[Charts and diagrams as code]

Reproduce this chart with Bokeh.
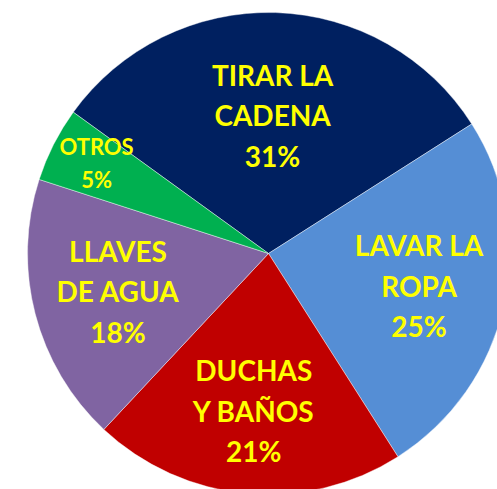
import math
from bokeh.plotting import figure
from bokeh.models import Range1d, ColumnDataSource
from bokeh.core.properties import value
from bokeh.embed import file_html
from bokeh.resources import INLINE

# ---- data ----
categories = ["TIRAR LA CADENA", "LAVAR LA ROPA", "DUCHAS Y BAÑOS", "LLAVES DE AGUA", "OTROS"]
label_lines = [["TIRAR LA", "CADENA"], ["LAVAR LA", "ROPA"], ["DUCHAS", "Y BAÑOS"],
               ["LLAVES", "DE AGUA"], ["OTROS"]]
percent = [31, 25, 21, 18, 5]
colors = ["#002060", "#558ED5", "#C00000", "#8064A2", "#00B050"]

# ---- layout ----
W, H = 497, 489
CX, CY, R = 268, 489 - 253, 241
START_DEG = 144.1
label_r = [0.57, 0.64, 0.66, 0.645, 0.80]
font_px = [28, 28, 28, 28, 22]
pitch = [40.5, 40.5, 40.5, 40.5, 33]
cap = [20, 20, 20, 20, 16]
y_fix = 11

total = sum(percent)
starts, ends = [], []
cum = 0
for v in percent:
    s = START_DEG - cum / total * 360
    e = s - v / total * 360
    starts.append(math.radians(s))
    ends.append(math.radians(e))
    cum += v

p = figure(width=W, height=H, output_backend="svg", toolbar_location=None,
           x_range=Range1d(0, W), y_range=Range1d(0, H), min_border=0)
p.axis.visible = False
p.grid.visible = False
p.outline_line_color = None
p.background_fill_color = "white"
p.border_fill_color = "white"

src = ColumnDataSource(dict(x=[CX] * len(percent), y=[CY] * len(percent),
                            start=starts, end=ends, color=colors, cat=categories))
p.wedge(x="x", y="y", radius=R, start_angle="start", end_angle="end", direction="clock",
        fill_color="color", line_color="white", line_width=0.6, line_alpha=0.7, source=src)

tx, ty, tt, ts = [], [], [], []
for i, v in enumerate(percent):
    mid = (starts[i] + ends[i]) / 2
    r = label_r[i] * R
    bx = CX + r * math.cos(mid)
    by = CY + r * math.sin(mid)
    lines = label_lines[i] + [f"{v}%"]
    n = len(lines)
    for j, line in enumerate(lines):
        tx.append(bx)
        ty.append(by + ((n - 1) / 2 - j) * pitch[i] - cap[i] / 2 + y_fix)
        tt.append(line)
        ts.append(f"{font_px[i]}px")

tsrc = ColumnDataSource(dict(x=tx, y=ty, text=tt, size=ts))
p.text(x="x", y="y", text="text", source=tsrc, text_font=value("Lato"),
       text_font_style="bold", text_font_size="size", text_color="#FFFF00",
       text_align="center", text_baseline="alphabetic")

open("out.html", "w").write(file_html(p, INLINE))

...

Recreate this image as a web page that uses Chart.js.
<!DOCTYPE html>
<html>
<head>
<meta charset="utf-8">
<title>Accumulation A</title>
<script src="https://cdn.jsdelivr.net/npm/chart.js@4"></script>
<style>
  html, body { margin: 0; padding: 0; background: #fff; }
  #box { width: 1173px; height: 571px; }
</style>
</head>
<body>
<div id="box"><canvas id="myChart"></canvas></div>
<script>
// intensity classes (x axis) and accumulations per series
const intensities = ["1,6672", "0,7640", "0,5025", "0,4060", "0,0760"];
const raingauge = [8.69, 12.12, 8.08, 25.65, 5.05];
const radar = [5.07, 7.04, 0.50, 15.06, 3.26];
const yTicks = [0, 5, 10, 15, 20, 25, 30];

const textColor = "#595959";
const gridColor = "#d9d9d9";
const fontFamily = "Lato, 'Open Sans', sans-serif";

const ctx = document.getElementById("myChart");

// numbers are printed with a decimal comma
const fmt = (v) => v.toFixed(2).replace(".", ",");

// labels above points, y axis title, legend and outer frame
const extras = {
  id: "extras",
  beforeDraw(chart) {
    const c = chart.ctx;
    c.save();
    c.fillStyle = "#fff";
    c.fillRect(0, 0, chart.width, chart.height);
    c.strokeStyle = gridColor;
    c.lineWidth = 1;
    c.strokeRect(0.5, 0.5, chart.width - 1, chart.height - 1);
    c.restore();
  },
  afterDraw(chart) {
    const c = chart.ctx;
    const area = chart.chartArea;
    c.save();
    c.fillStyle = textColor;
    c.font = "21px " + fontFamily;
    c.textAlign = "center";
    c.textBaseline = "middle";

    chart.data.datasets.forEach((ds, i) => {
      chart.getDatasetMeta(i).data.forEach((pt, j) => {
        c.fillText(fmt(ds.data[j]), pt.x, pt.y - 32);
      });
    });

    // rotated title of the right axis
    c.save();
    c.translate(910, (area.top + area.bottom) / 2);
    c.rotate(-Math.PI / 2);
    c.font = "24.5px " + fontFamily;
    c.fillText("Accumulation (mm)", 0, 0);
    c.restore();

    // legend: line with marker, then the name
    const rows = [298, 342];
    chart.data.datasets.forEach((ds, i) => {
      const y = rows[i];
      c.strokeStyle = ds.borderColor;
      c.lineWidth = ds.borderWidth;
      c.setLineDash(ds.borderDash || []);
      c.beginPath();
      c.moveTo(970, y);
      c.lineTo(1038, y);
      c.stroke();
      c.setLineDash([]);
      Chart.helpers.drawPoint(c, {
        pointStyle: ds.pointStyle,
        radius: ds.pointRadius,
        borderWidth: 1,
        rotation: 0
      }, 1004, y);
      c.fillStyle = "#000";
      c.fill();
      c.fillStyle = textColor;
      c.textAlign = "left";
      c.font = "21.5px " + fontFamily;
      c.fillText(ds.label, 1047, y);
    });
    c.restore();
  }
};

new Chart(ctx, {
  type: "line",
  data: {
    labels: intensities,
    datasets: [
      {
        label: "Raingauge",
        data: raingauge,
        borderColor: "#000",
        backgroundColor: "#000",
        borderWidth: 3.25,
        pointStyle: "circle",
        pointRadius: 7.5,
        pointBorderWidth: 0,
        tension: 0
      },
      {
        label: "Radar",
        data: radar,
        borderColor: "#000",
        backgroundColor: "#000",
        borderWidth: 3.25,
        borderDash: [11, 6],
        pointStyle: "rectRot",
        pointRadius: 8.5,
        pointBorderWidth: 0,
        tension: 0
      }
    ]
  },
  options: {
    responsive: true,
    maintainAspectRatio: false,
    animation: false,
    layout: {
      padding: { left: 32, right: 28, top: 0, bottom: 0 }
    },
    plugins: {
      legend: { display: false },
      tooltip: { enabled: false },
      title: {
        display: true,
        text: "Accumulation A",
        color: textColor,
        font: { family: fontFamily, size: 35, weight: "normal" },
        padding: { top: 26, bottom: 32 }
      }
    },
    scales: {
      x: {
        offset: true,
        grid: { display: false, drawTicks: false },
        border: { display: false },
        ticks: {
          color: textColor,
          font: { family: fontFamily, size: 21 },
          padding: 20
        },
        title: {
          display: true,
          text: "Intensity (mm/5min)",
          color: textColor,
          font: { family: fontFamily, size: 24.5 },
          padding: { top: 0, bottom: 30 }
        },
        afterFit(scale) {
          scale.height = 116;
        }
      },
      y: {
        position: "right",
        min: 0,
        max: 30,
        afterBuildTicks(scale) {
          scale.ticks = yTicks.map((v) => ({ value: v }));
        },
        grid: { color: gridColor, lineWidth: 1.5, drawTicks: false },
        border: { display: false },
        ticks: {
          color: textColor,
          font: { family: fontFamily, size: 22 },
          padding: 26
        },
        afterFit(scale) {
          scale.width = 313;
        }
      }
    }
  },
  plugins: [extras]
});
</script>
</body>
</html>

AIM
Using the entries above, repeat exactly the lines from the one with "Reproduce this chart with Bokeh." to the one with "line_width=0.6, line_alpha=0.7, source=src)", both included, and leave the pictures behind.

THE OUTPUT
Reproduce this chart with Bokeh.
import math
from bokeh.plotting import figure
from bokeh.models import Range1d, ColumnDataSource
from bokeh.core.properties import value
from bokeh.embed import file_html
from bokeh.resources import INLINE

# ---- data ----
categories = ["TIRAR LA CADENA", "LAVAR LA ROPA", "DUCHAS Y BAÑOS", "LLAVES DE AGUA", "OTROS"]
label_lines = [["TIRAR LA", "CADENA"], ["LAVAR LA", "ROPA"], ["DUCHAS", "Y BAÑOS"],
               ["LLAVES", "DE AGUA"], ["OTROS"]]
percent = [31, 25, 21, 18, 5]
colors = ["#002060", "#558ED5", "#C00000", "#8064A2", "#00B050"]

# ---- layout ----
W, H = 497, 489
CX, CY, R = 268, 489 - 253, 241
START_DEG = 144.1
label_r = [0.57, 0.64, 0.66, 0.645, 0.80]
font_px = [28, 28, 28, 28, 22]
pitch = [40.5, 40.5, 40.5, 40.5, 33]
cap = [20, 20, 20, 20, 16]
y_fix = 11

total = sum(percent)
starts, ends = [], []
cum = 0
for v in percent:
    s = START_DEG - cum / total * 360
    e = s - v / total * 360
    starts.append(math.radians(s))
    ends.append(math.radians(e))
    cum += v

p = figure(width=W, height=H, output_backend="svg", toolbar_location=None,
           x_range=Range1d(0, W), y_range=Range1d(0, H), min_border=0)
p.axis.visible = False
p.grid.visible = False
p.outline_line_color = None
p.background_fill_color = "white"
p.border_fill_color = "white"

src = ColumnDataSource(dict(x=[CX] * len(percent), y=[CY] * len(percent),
                            start=starts, end=ends, color=colors, cat=categories))
p.wedge(x="x", y="y", radius=R, start_angle="start", end_angle="end", direction="clock",
        fill_color="color", line_color="white", line_width=0.6, line_alpha=0.7, source=src)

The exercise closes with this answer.